MILWAUKEE -- Wisconsin Republicans say Kentucky Gov. Matt Bevin is still scheduled to speak at the party's convention in May despite Bevin's comments that children were sexually assaulted or poisoned while Kentucky teachers rallied against his state budget last week.
Sunday, Bevin apologized and said his comments were misunderstood. He made the initial remarks on Friday, the day many Kentucky public schools had to close because teachers went on strike to the state Capitol.
"I guarantee you today, somewhere in Kentucky today, a child was sexually assaulted that was left home because there was nobody there to watch them," Bevin told reporters on Friday, April 13.
Bevin was scheduled to be the keynote speaker at the Republican Party of Wisconsin's convention in May in downtown Milwaukee.
Alec Zimmerman, a spokesman for the Wisconsin GOP, said Bevin is still speaking at the event. Zimmerman noted that the first-term Kentucky governor had made an apology.
Bevin's videotaped apology was posted to his YouTube page on Sunday, two days after his initial comments sparked criticism from Democrats and Republicans in his state. The controversy garnered national headlines.
"I'm sorry for those of you, every single one of you, that has been hurt by things that I've said," Bevin said in the apology video.
In his initial comments, the Kentucky governor suggested that children had "ingested poison" because they were left home alone after teachers abruptly went on strike at dozens of schools.

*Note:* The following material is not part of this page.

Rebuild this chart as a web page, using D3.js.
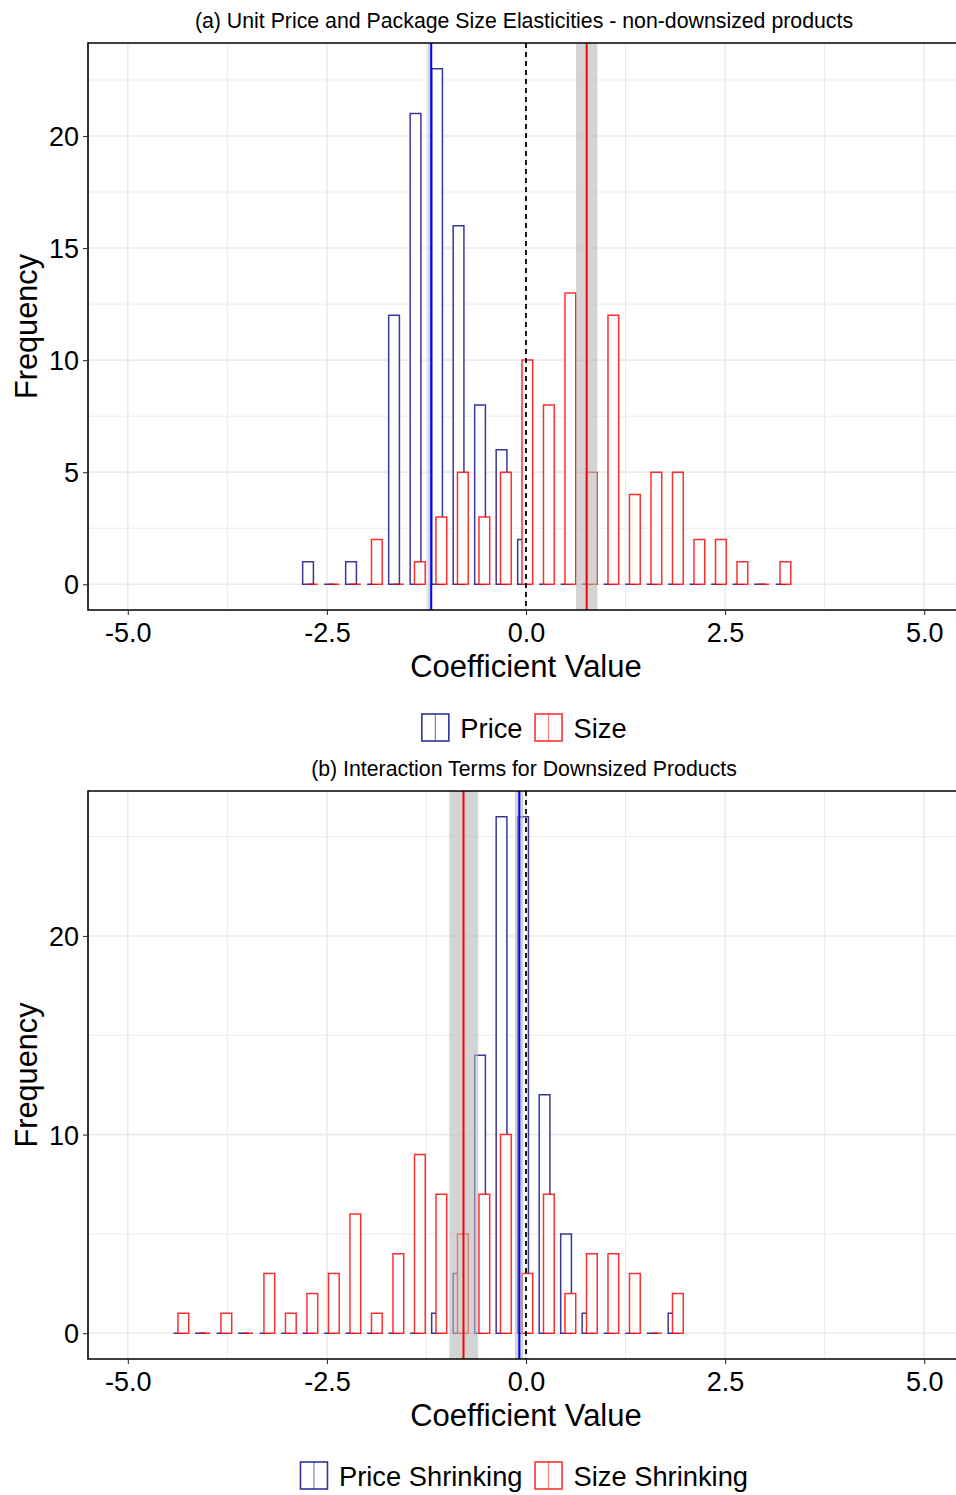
<!DOCTYPE html>
<html>
<head>
<meta charset="utf-8">
<script src="https://cdn.jsdelivr.net/npm/d3@7"></script>
<style>
  html, body { margin: 0; padding: 0; background: #fff; }
  svg text { font-family: "Liberation Sans", Arial, Helvetica, sans-serif; fill: #000; }
</style>
</head>
<body>
<script>
// Histogram bin midpoints (width 0.27) and counts per group
const binWidth = 0.27;

const binsA = [-2.71, -2.44, -2.17, -1.90, -1.63, -1.36, -1.09, -0.82, -0.55, -0.28,
               -0.01, 0.26, 0.53, 0.80, 1.07, 1.34, 1.61, 1.88, 2.15, 2.42, 2.69, 2.96, 3.23];
const priceA = [1, 0, 1, 0, 12, 21, 23, 16, 8, 6, 2, 0, 0, 0, 0, 0, 0, 0, 0, 0, 0, 0, 0];
const sizeA  = [0, 0, 0, 2, 0, 1, 3, 5, 3, 5, 10, 8, 13, 5, 12, 4, 5, 5, 2, 2, 1, 0, 1];

const binsB = [-4.33, -4.06, -3.79, -3.52, -3.25, -2.98, -2.71, -2.44, -2.17, -1.90, -1.63, -1.36,
               -1.09, -0.82, -0.55, -0.28, -0.01, 0.26, 0.53, 0.80, 1.07, 1.34, 1.61, 1.88];
const priceB = [0, 0, 0, 0, 0, 0, 0, 0, 0, 0, 0, 0, 1, 3, 14, 26, 26, 12, 5, 1, 0, 0, 0, 1];
const sizeB  = [1, 0, 1, 0, 3, 1, 2, 3, 6, 1, 4, 9, 7, 5, 7, 10, 3, 7, 2, 4, 4, 3, 0, 2];

// Mean estimates with their intervals: [estimate, low, high]
const priceRefA = [-1.19, -1.235, -1.19];
const sizeRefA  = [0.762, 0.628, 0.896];
const priceRefB = [-0.084, -0.138, -0.034];
const sizeRefB  = [-0.785, -0.962, -0.602];

const xTicks = [-5, -2.5, 0, 2.5, 5];
const xTickLabels = ["-5.0", "-2.5", "0.0", "2.5", "5.0"];
const xMinor = [-3.75, -1.25, 1.25, 3.75];
const yTicksA = [0, 5, 10, 15, 20];
const yMinorA = [2.5, 7.5, 12.5, 17.5, 22.5];
const yTicksB = [0, 10, 20];
const yMinorB = [5, 15, 25];

const titles = ["(a) Unit Price and Package Size Elasticities - non-downsized products",
                "(b) Interaction Terms for Downsized Products"];
const legendA = ["Price", "Size"];
const legendB = ["Price Shrinking", "Size Shrinking"];

const W = 956, H = 1495;
const BLUE = "#000080", RED = "#ff0000";

const svg = d3.select("body").append("svg")
  .attr("width", W).attr("height", H)
  .attr("viewBox", `0 0 ${W} ${H}`);

function drawPanel(cfg, idx) {
  const left = 88, right = 964;
  const x = d3.scaleLinear().domain([-5.5, 5.5]).range([left, right]);
  const yMax = d3.max(cfg.price.concat(cfg.size));
  const y = d3.scaleLinear().domain([-0.05 * yMax, 1.05 * yMax]).range([cfg.bottom, cfg.top]);

  const g = svg.append("g");
  const clipId = "clip" + idx;
  svg.append("clipPath").attr("id", clipId).append("rect")
    .attr("x", left).attr("y", cfg.top).attr("width", right - left).attr("height", cfg.bottom - cfg.top);

  const plot = g.append("g").attr("clip-path", `url(#${clipId})`);

  // grid
  plot.selectAll(".vmin").data(xMinor).join("line")
    .attr("x1", d => x(d)).attr("x2", d => x(d)).attr("y1", cfg.top).attr("y2", cfg.bottom)
    .attr("stroke", "#ebebeb").attr("stroke-width", 1);
  plot.selectAll(".vmaj").data(xTicks).join("line")
    .attr("x1", d => x(d)).attr("x2", d => x(d)).attr("y1", cfg.top).attr("y2", cfg.bottom)
    .attr("stroke", "#ebebeb").attr("stroke-width", 1.6);
  plot.selectAll(".hmin").data(cfg.yMinor).join("line")
    .attr("y1", d => y(d)).attr("y2", d => y(d)).attr("x1", left).attr("x2", right)
    .attr("stroke", "#ebebeb").attr("stroke-width", 1);
  plot.selectAll(".hmaj").data(cfg.yTicks).join("line")
    .attr("y1", d => y(d)).attr("y2", d => y(d)).attr("x1", left).attr("x2", right)
    .attr("stroke", "#ebebeb").attr("stroke-width", 1.6);

  // dodged histogram bars
  const half = binWidth / 4, shift = binWidth / 10;
  function barPath(c, v) {
    const x0 = x(c - half), x1 = x(c + half), y0 = y(0), y1 = y(v);
    return `M${x0},${y0}V${y1}H${x1}V${y0}Z`;
  }
  const bars = cfg.bins.map((c, i) => ({ c, p: cfg.price[i], s: cfg.size[i] }));
  plot.selectAll(".pbar").data(bars).join("path")
    .attr("d", d => barPath(d.c - shift, d.p))
    .attr("fill", "#fff").attr("stroke", BLUE).attr("stroke-opacity", 0.78).attr("stroke-width", 1.5);
  plot.selectAll(".sbar").data(bars).join("path")
    .attr("d", d => barPath(d.c + shift, d.s))
    .attr("fill", "#fff").attr("stroke", RED).attr("stroke-opacity", 0.82).attr("stroke-width", 1.5);

  // interval bands and estimate lines
  const refs = [{ r: cfg.priceRef, col: "#0000ff" }, { r: cfg.sizeRef, col: "#ff0000" }];
  plot.selectAll(".band").data(refs).join("rect")
    .attr("x", d => x(d.r[1])).attr("width", d => x(d.r[2]) - x(d.r[1]))
    .attr("y", cfg.top).attr("height", cfg.bottom - cfg.top)
    .attr("fill", "#b8b8b8").attr("fill-opacity", 0.6);
  plot.selectAll(".est").data(refs).join("line")
    .attr("x1", d => x(d.r[0])).attr("x2", d => x(d.r[0]))
    .attr("y1", cfg.top).attr("y2", cfg.bottom)
    .attr("stroke", d => d.col).attr("stroke-width", 2);
  plot.append("line")
    .attr("x1", x(0)).attr("x2", x(0)).attr("y1", cfg.top).attr("y2", cfg.bottom)
    .attr("stroke", "#000").attr("stroke-width", 1.8).attr("stroke-dasharray", "5,4");

  // panel border (top, left, bottom)
  g.append("path")
    .attr("d", `M${right},${cfg.top}H${left}V${cfg.bottom}H${right}`)
    .attr("fill", "none").attr("stroke", "#000").attr("stroke-width", 1.6);

  // axes
  const xAxis = d3.axisBottom(x).tickValues(xTicks)
    .tickFormat((d, i) => xTickLabels[i]).tickSize(5).tickPadding(4);
  const ax = g.append("g").attr("transform", `translate(0,${cfg.bottom})`).call(xAxis);
  ax.select(".domain").remove();
  ax.selectAll(".tick line").attr("stroke", "#333").attr("stroke-width", 1.1);
  ax.selectAll(".tick text").attr("font-size", 27).attr("fill", "#000")
    .attr("dy", null).attr("y", 32);

  const yAxis = d3.axisLeft(y).tickValues(cfg.yTicks).tickSize(5).tickPadding(4);
  const ay = g.append("g").attr("transform", `translate(${left},0)`).call(yAxis);
  ay.select(".domain").remove();
  ay.selectAll(".tick line").attr("stroke", "#333").attr("stroke-width", 1.1);
  ay.selectAll(".tick text").attr("font-size", 27).attr("fill", "#000")
    .attr("dy", "0.36em").attr("x", -9);

  // titles
  g.append("text").attr("x", 524).attr("y", cfg.top - 15)
    .attr("text-anchor", "middle").attr("font-size", 21.3).text(cfg.title);
  g.append("text").attr("x", 526).attr("y", cfg.bottom + 67)
    .attr("text-anchor", "middle").attr("font-size", 31).text("Coefficient Value");
  g.append("text")
    .attr("transform", `translate(37,${(cfg.top + cfg.bottom) / 2}) rotate(-90)`)
    .attr("text-anchor", "middle").attr("font-size", 30.7).text("Frequency");

  // legend
  const lg = g.append("g");
  const keySize = 28, keyGap = 11, itemGap = 12, cols = [BLUE, RED];
  let cx = 0;
  const ky = cfg.legendY - keySize / 2;
  cfg.legend.forEach((lab, i) => {
    const item = lg.append("g").attr("transform", `translate(${cx},0)`);
    item.append("rect").attr("x", 0.5).attr("y", ky).attr("width", keySize - 1).attr("height", keySize - 1)
      .attr("fill", "#fff").attr("stroke", cols[i]).attr("stroke-opacity", 0.8).attr("stroke-width", 1.6);
    item.append("line").attr("x1", keySize / 2).attr("x2", keySize / 2)
      .attr("y1", ky).attr("y2", ky + keySize - 1)
      .attr("stroke", cols[i]).attr("stroke-opacity", 0.5).attr("stroke-width", 1.2);
    const t = item.append("text").attr("x", keySize + keyGap).attr("y", cfg.legendY)
      .attr("dy", "0.36em").attr("font-size", 27.3).text(lab);
    cx += keySize + keyGap + t.node().getComputedTextLength() + itemGap;
  });
  const total = cx - itemGap;
  lg.attr("transform", `translate(${524 - total / 2},0)`);
}

drawPanel({ top: 43, bottom: 610, bins: binsA, price: priceA, size: sizeA,
  priceRef: priceRefA, sizeRef: sizeRefA, yTicks: yTicksA, yMinor: yMinorA,
  title: titles[0], legend: legendA, legendY: 728 }, 0);
drawPanel({ top: 791, bottom: 1359, bins: binsB, price: priceB, size: sizeB,
  priceRef: priceRefB, sizeRef: sizeRefB, yTicks: yTicksB, yMinor: yMinorB,
  title: titles[1], legend: legendB, legendY: 1476 }, 1);
</script>
</body>
</html>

"Children were harmed, some physically, some sexually. Some were introduced to drugs for the first time because they were vulnerable and left alone," Bevin said in his initial comments.
Cathy Myers, a teacher and member of the Janesville School Board, called Bevin's comment a "red herring."
"That's a terrible thing to say, because what it implies is that teachers only care about themselves," said Myers, who is running for the First Congressional District seat being vacated by House Speaker Paul Ryan.
Melanie Conklin, a spokeswoman for the Democratic Party of Wisconsin, said Bevin's comments were "awful" and that Bevin and Gov. Scott Walker had both proposed major cuts to public education.
Walker, whose re-election campaign will be a central theme at the state party's convention, downplayed a question of whether Bevin should be disinvited from the event.
"I think the focus for us is going to be on what we're doing here in the state of Wisconsin. He's just one of a number of Republican governors that's getting things done across the country," said Walker.